- [Task to carry out] Find the word "this" in the material below and gather every line that contains it.

- [Records provided]
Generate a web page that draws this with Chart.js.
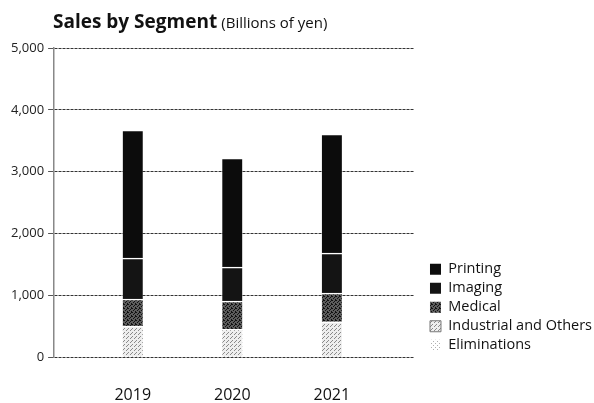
<!DOCTYPE html>
<html>
<head>
<meta charset="utf-8">
<script src="https://cdn.jsdelivr.net/npm/chart.js@4.4.1/dist/chart.umd.min.js"></script>
<style>
body { margin: 0; background: #fff; }
#wrap { position: relative; width: 594px; height: 403px; overflow: hidden; }
#title { position: absolute; left: 53px; top: 8px; font-family: 'Open Sans', sans-serif; color: #111; white-space: nowrap; }
#title b { font-size: 19px; font-weight: 700; }
#title span { font-size: 15px; }
</style>
</head>
<body>
<div id="wrap">
<canvas id="myChart" width="594" height="403"></canvas>
<div id="title"><b>Sales by Segment</b> <span>(Billions of yen)</span></div>
</div>
<script>
// values (billions of yen)
var years = ['2019', '2020', '2021'];
var printing = [2071, 1764, 1925];
var imaging = [663, 550, 647];
var medical = [437, 453, 466];
var industrial = [502, 453, 570];
var eliminations = [-170, -150, -160]; // negative, falls below the 0 line

var yTicks = [0, 1000, 2000, 3000, 4000, 5000];

// little fill textures, like the print
function makePattern(base, dot, cells) {
    var c = document.createElement('canvas');
    c.width = 4; c.height = 4;
    var g = c.getContext('2d');
    g.fillStyle = base;
    g.fillRect(0, 0, 4, 4);
    g.fillStyle = dot;
    cells.forEach(function (p) { g.fillRect(p[0], p[1], 1, 1); });
    return g.createPattern(c, 'repeat');
}
var ctx = document.getElementById('myChart').getContext('2d');
var medicalFill = makePattern('#5c5c5c', '#111', [[0, 0], [2, 1], [1, 2], [3, 3], [3, 0]]);
var industrialFill = makePattern('#eeeeee', '#8a8a8a', [[0, 0], [2, 2], [3, 1]]);
var elimFill = makePattern('#ffffff', '#b0b0b0', [[1, 1], [3, 3]]);

function pts(arr) {
    return arr.map(function (v, i) { return { x: i, y: v }; });
}
var sep = { top: 1.5, bottom: 0, left: 0, right: 0 };

var myChart = new Chart(ctx, {
    type: 'bar',
    data: {
        datasets: [
            { label: 'Eliminations', data: pts(eliminations), backgroundColor: elimFill, borderColor: '#fff', borderWidth: 0, stack: 's' },
            { label: 'Industrial and Others', data: pts(industrial), backgroundColor: industrialFill, borderColor: '#fff', borderWidth: sep, stack: 's' },
            { label: 'Medical', data: pts(medical), backgroundColor: medicalFill, borderColor: '#fff', borderWidth: sep, stack: 's' },
            { label: 'Imaging', data: pts(imaging), backgroundColor: '#141414', borderColor: '#fff', borderWidth: sep, stack: 's' },
            { label: 'Printing', data: pts(printing), backgroundColor: '#0c0c0c', borderColor: '#fff', borderWidth: sep, stack: 's' }
        ]
    },
    options: {
        responsive: false,
        animation: false,
        barThickness: 20,
        layout: { padding: { top: 48, left: 7, right: -8, bottom: 0 } },
        plugins: {
            title: { display: false },
            tooltip: { enabled: false },
            legend: {
                position: 'right',
                align: 'end',
                fullSize: false,
                reverse: true,
                maxWidth: 220,
                labels: {
                    boxWidth: 11,
                    boxHeight: 11,
                    padding: 4.5,
                    color: '#111',
                    font: { family: 'Open Sans', size: 14.5 },
                    generateLabels: function (chart) {
                        var items = Chart.defaults.plugins.legend.labels.generateLabels(chart);
                        items.forEach(function (it) {
                            it.lineWidth = 0;
                            if (it.text === 'Industrial and Others') {
                                it.strokeStyle = '#777';
                                it.lineWidth = 1;
                            }
                        });
                        return items;
                    }
                }
            }
        },
        scales: {
            x: {
                type: 'linear',
                offset: false,
                bounds: 'data',
                min: -0.79,
                max: 2.83,
                grid: { display: false, drawTicks: false, offset: false },
                border: { display: false },
                afterDataLimits: function (s) { s.min = -0.79; s.max = 2.83; },
                afterBuildTicks: function (axis) {
                    axis.ticks = years.map(function (y, i) { return { value: i }; });
                },
                afterFit: function (s) { s.height = 46; },
                ticks: {
                    autoSkip: false,
                    maxRotation: 0,
                    padding: 29,
                    color: '#111',
                    font: { family: 'Open Sans', size: 16 },
                    callback: function (v) { return years[v]; }
                }
            },
            y: {
                min: 0,
                max: 5000,
                afterBuildTicks: function (axis) {
                    axis.ticks = yTicks.map(function (v) { return { value: v }; });
                },
                grid: { color: '#333', lineWidth: 1, tickLength: 6, tickColor: '#555' },
                border: { display: true, color: '#888', width: 1.5, dash: [3, 1] },
                ticks: {
                    padding: 4,
                    color: '#222',
                    font: { family: 'Open Sans', size: 13 },
                    callback: function (v) { return v.toLocaleString('en-US'); }
                }
            },
            gap: {
                position: 'right',
                grid: { display: false },
                border: { display: false },
                ticks: { display: false },
                afterFit: function (s) { s.width = 11; }
            }
        }
    }
});
</script>
</body>
</html>
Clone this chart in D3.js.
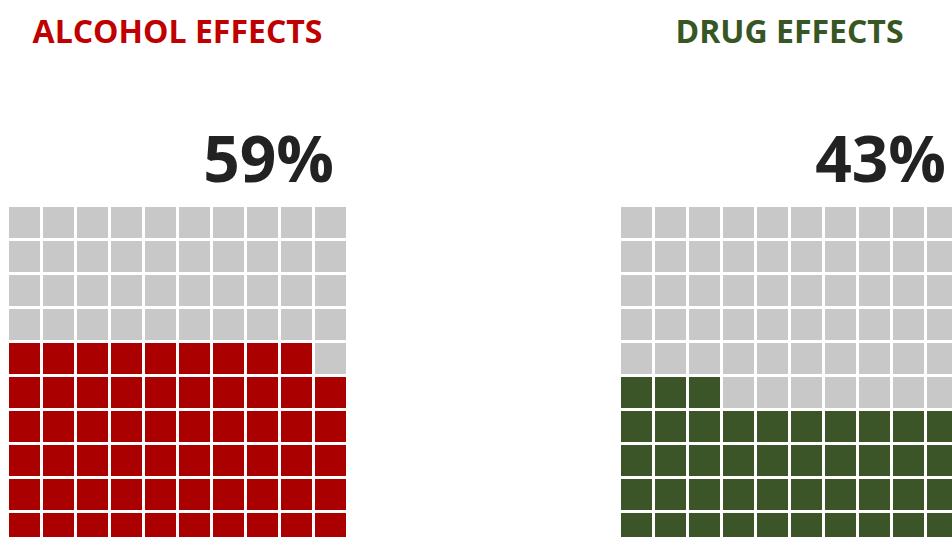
<!DOCTYPE html>
<html>
<head>
<meta charset="utf-8">
<script src="https://cdn.jsdelivr.net/npm/d3@7"></script>
<style>
  body { margin: 0; background: #fff; }
  svg { display: block; }
  text { font-family: "Open Sans", "Noto Sans", sans-serif; font-weight: bold; }
</style>
</head>
<body>
<svg id="chart"></svg>
<script>
// waffle data
var titles = ["ALCOHOL EFFECTS", "DRUG EFFECTS"];
var percents = [59, 43];
var labels = ["59%", "43%"];

var width = 952, height = 537;
var fillColors = ["#ab0000", "#3b5428"];
var titleColors = ["#c00000", "#375623"];
var emptyColor = "#c8c8c8";

var chart = d3.select("#chart")
    .attr("width", width)
    .attr("height", height);

// where each waffle sits (left edge of the grid)
var gridLeft = [9, 621],
    gridTop = 207,
    gridSize = 337;

titles.forEach(function(t, i){
  var g = chart.append("g")
      .attr("transform", "translate(" + gridLeft[i] + "," + gridTop + ")");

  var xScale = d3.scaleBand()
      .domain(d3.range(10))
      .range([0, gridSize])
      .paddingInner(3/34);

  var yScale = d3.scaleBand()
      .domain(d3.range(10))
      .range([0, gridSize])
      .paddingInner(3/34);

  // cells fill from bottom-left, row by row
  var cells = d3.range(100).map(function(k){
    return { col: k % 10, row: 9 - Math.floor(k / 10), on: k < percents[i] };
  });

  g.selectAll("rect")
      .data(cells)
    .enter().append("rect")
      .attr("x", function(d){ return xScale(d.col); })
      .attr("y", function(d){ return yScale(d.row); })
      .attr("width", xScale.bandwidth())
      .attr("height", yScale.bandwidth())
      .attr("fill", function(d){ return d.on ? fillColors[i] : emptyColor; });

  // title
  chart.append("text")
      .attr("x", gridLeft[i] + gridSize / 2)
      .attr("y", 43)
      .attr("text-anchor", "middle")
      .attr("fill", titleColors[i])
      .style("font-size", "32px")
      .text(t);

  // percent label
  chart.append("text")
      .attr("x", gridLeft[i] + gridSize - 12)
      .attr("y", 182)
      .attr("text-anchor", "end")
      .attr("fill", "#222")
      .style("font-size", "64px")
      .text(labels[i]);
});
</script>
</body>
</html>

- [Written answer]
Generate a web page that draws this with Chart.js.
Clone this chart in D3.js.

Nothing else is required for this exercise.